I'm working through Bacon's Philosophical Introduction to Higher Order Logic. I am looking for help on the following problem:
Exercise 3.17 Calculate the following, assuming that $\wedge : t \to t \to t, F : e \to t \in \Sigma.:$
Rather than translating into combinatory logic without variables, these exercises include arbitrary variables. Basically, I'm meant to be calculating terms of $CL^v(\{S,K,I\},\Sigma)$
(The only things needed to solve this problem are $S, K, I$, constants, and the arbitary variables).
so, the first problem is
- $[x].Sxy$ where $x : t \to t \to t, y : t \to t$, and $S: (t\to t \to t) \to (t \to t) \to t \to t$
If I understand the combinators correctly,
$ \begin{align*} [x].Sxy &= S([x].x)([x].y) \\ &= \boxed{S(I)(Ky)} \end{align*} $
Is this right? I'm honestly pretty confused. And it gets worse :(
- $[x].Fx$, where $F : e \to t$ is a constant and $x : e$
In this case since F is a constant, which makes me confused, are you supposed to do:
$ \begin{align*} [x].Fx &= S([x].F)([x].x) \\ &= \boxed{S(KF)(I)} \end{align*} $ ??
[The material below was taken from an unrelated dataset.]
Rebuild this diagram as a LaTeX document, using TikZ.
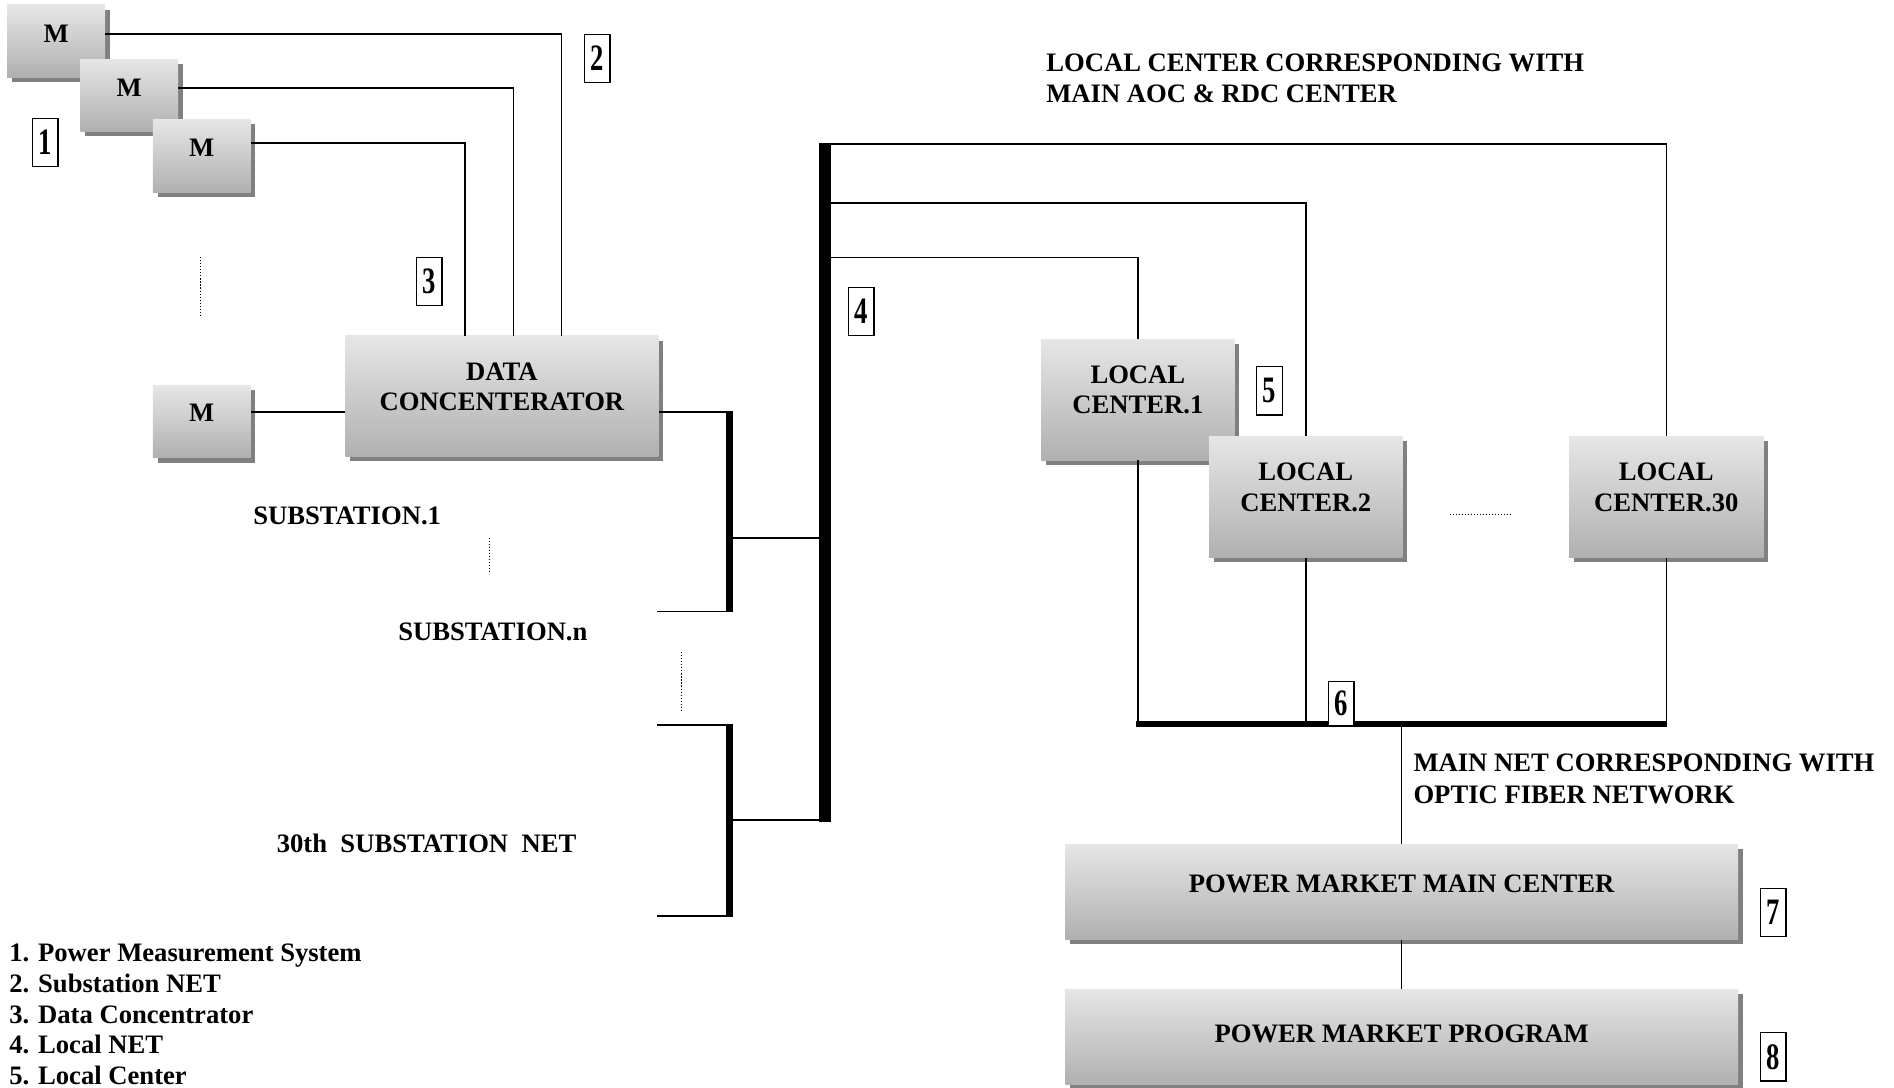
\documentclass[tikz,border=0pt]{standalone}
\usepackage{graphicx}
\usepackage{fontspec}
\setmainfont{Liberation Serif}
\usetikzlibrary{shadows}
\definecolor{gtop}{HTML}{E6E6E6}
\definecolor{gbot}{HTML}{B0B0B0}
\definecolor{shgray}{HTML}{808080}
\newcommand\numglyph[1]{\scalebox{1.0}[1.4]{#1}}
\begin{document}
\begin{tikzpicture}[x=1pt,y=-1pt,
  every node/.style={font=\fontsize{22.05}{25}\selectfont\bfseries, inner sep=0pt},
  gbox/.style={rectangle, top color=gtop, bottom color=gbot,
    drop shadow={shadow xshift=4pt,shadow yshift=-4pt,fill=shgray,opacity=1}},
  btext/.style={align=center},
  numbox/.style={draw=black, line width=1pt, fill=white, minimum width=21pt, minimum height=40pt},
  wire/.style={line width=1.3pt},
  thinbus/.style={line width=6pt},
  mainbus/.style={line width=10pt},
  lowbus/.style={line width=5pt},
  dots/.style={line width=0.9pt, dash pattern=on 0.9pt off 1.6pt},
  plain/.style={anchor=base west}
]
\useasboundingbox (0,0) rectangle (1568,900);

% ---- measurement boxes
\node[gbox, minimum width=81pt, minimum height=60pt] (m1) at (46.5,34) {};
\node (m1t) at ([yshift=6pt]m1.center) {M};
\node[gbox, minimum width=81pt, minimum height=60pt] (m2) at (107,79) {};
\node (m2t) at ([yshift=6pt]m2.center) {M};
\node[gbox, minimum width=81pt, minimum height=60pt] (m3) at (167,129) {};
\node (m3t) at ([yshift=7pt]m3.center) {M};
\node[gbox, minimum width=81pt, minimum height=60pt] (m4) at (167,349) {};
\node (m4t) at ([yshift=7pt]m4.center) {M};

% ---- data concentrator
\node[gbox, minimum width=259pt, minimum height=100pt] (dc) at (415.5,328) {};
\node[btext] (dct) at ([yshift=8pt]dc.center) {DATA\\CONCENTERATOR};

% ---- drop positions
\coordinate (x1) at (465,0);
\coordinate (x2) at (425,0);
\coordinate (x3) at (385,0);
\draw[wire] (m1.east |- 0,28) -| (x1 |- dc.north);
\draw[wire] (m2.east |- 0,73) -| (x2 |- dc.north);
\draw[wire] (m3.east |- 0,118.5) -| (x3 |- dc.north);
\draw[wire] (m4.east |- 0,341) -- (dc.west |- 0,341);

% ---- substation buses
\coordinate (bAt) at (604,340.4);
\coordinate (bAb) at (604,507);
\coordinate (bBt) at (604,599.4);
\coordinate (bBb) at (604,759);
\coordinate (sA) at (544,506.3);
\coordinate (sB1) at (544,600);
\coordinate (sB2) at (544,758.3);
\coordinate (cA) at (604,445.5);
\coordinate (cB) at (604,679);
\coordinate (b4t) at (683,118.4);
\coordinate (b4b) at (683,680.3);
\draw[thinbus] (bAt) -- (bAb);
\draw[thinbus] (bBt) -- (bBb);
\draw[wire] (dc.east |- 0,341) -- (bAt |- 0,341);
\draw[wire] (sA) -- (sA -| bAt);
\draw[wire] (sB1) -- (sB1 -| bBt);
\draw[wire] (sB2) -- (sB2 -| bBt);
\draw[wire] (cA) -- (cA -| b4t);
\draw[wire] (cB) -- (cB -| b4t);
\draw[mainbus] (b4t) -- (b4b);

% ---- local centers
\node[gbox, minimum width=160pt, minimum height=100pt] (lc1) at (942,331) {};
\node[btext] (lc1t) at ([yshift=8pt]lc1.center) {LOCAL\\CENTER.1};
\node[gbox, minimum width=160pt, minimum height=100pt] (lc2) at (1081,411.5) {};
\node[btext] (lc2t) at ([yshift=8pt]lc2.center) {LOCAL\\CENTER.2};
\node[gbox, minimum width=161pt, minimum height=100pt] (lc30) at (1379.5,411.5) {};
\node[btext] (lc30t) at ([yshift=8pt]lc30.center) {LOCAL\\CENTER.30};

\coordinate (t30) at (683,119);
\coordinate (t2) at (683,168);
\coordinate (t1) at (683,213);
\draw[wire] (t30) -| (lc30.north);
\draw[wire] (t2) -| (lc2.north);
\draw[wire] (t1) -| (lc1.north);

% ---- main net bus
\coordinate (b6l) at (940.4,599.5);
\coordinate (b6r) at (1380.1,599.5);
\coordinate (mn) at (1160.4,599.5);
\draw[wire] (lc1.south) -- (lc1.south |- b6l);
\draw[wire] (lc2.south) -- (lc2.south |- b6l);
\draw[wire] (lc30.south) -- (lc30.south |- b6l);
\draw[lowbus] (b6l) -- (b6r);

% ---- power market boxes
\node[gbox, minimum width=557pt, minimum height=79pt] (pmmc) at (1160.4,738.4) {};
\node (pmmct) at ([yshift=7pt]pmmc.center) {POWER MARKET MAIN CENTER};
\node[gbox, minimum width=557pt, minimum height=79pt] (pmp) at (1160.4,858.5) {};
\node (pmpt) at ([yshift=2.5pt]pmp.center) {POWER MARKET PROGRAM};
\draw[wire] (mn) -- (pmmc.north);
\draw[wire] (pmmc.south) -- (pmp.north);

% ---- number labels
\node[numbox] (n1) at (37.5,118) {\numglyph{1}};
\node[numbox] (n2) at (494.5,48.5) {\numglyph{2}};
\node[numbox] (n3) at (355.5,233) {\numglyph{3}};
\node[numbox] (n4) at (713,258) {\numglyph{4}};
\node[numbox] (n5) at (1051,323.5) {\numglyph{5}};
\node[numbox, minimum height=36pt] (n6) at (1110.5,582.5) {\numglyph{6}};
\node[numbox] (n7) at (1468,755.5) {\numglyph{7}};
\node[numbox] (n8) at (1468,875) {\numglyph{8}};

% ---- dotted ellipses
\draw[dots] (166,213) -- (166,261);
\draw[dots] (405,445) -- (405,475);
\draw[dots] (564,540) -- (564,589);
\draw[dots] (1200,426) -- (1252,426);

% ---- free texts
\node[plain] (s1) at (209.5,434.6) {SUBSTATION.1};
\node[plain] (sn) at (329.5,530) {SUBSTATION.n};
\node[plain] (s30) at (229,706) {30th\ \ SUBSTATION\ \ NET};
\node[plain] (lcc1) at (866,59.3) {LOCAL CENTER CORRESPONDING WITH};
\node[plain] (lcc2) at (866,85) {MAIN AOC \& RDC CENTER};
\node[plain] (mnt1) at (1170,639) {MAIN NET CORRESPONDING WITH};
\node[plain] (mnt2) at (1170,665) {OPTIC FIBER NETWORK};

% ---- legend
\node[plain] (leg1) at (7.5,796) {1. Power Measurement System};
\node[plain] (leg2) at (7.5,821.5) {2. Substation NET};
\node[plain] (leg3) at (7.5,847) {3. Data Concentrator};
\node[plain] (leg4) at (7.5,872.5) {4. Local NET};
\node[plain] (leg5) at (7.5,898) {5. Local Center};
\end{tikzpicture}
\end{document}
This seems right to me, since $[x]PQ = S([x].P)([x].Q)$, but, am I right in assuming that for a constant $F$, $[x].F = KF$?? I feel like it has to be since $F : e \to t \in \Sigma$.
- $[x].(Fx \wedge Gx)$
At this point I'm losing my marbles... (also, for this problem I will format my solution with prefix notation after setting up the problem).
$ \begin{align*} [x].(Fx \wedge Gx) &= S([x].\wedge Fx)([x].Gx) \\ &= S(S([x].\wedge)([x].Fx))(S([x].G)([x].x)) \\ &= S(S([x].\wedge)(S([x].F)([x].x)))(S([x].G)([x].x)) \\ &= \boxed{S(S(\wedge)(S(KF)(I)))(S(KG)(I))} \end{align*} $
My solution to that one is really dependent on my understanding what is happening in (2). Unfortunately, I do not know from where to start (4) without first understanding that I've done 1-3 correctly, but I'll include it here:
- $[x].SK$, choosing appropriate type subscripts.
Any advice or hints would be massively appreciated, thank you.
These answers look good to me. In the final line of Q3 it looks like you missed a $K$ (you should have $K\wedge$ where you have $\wedge$).
For 4 I won't do the type superscripts. We have $[x].SK$ then $S([x].S)([x].K)$, and then $S(KS)(KK)$.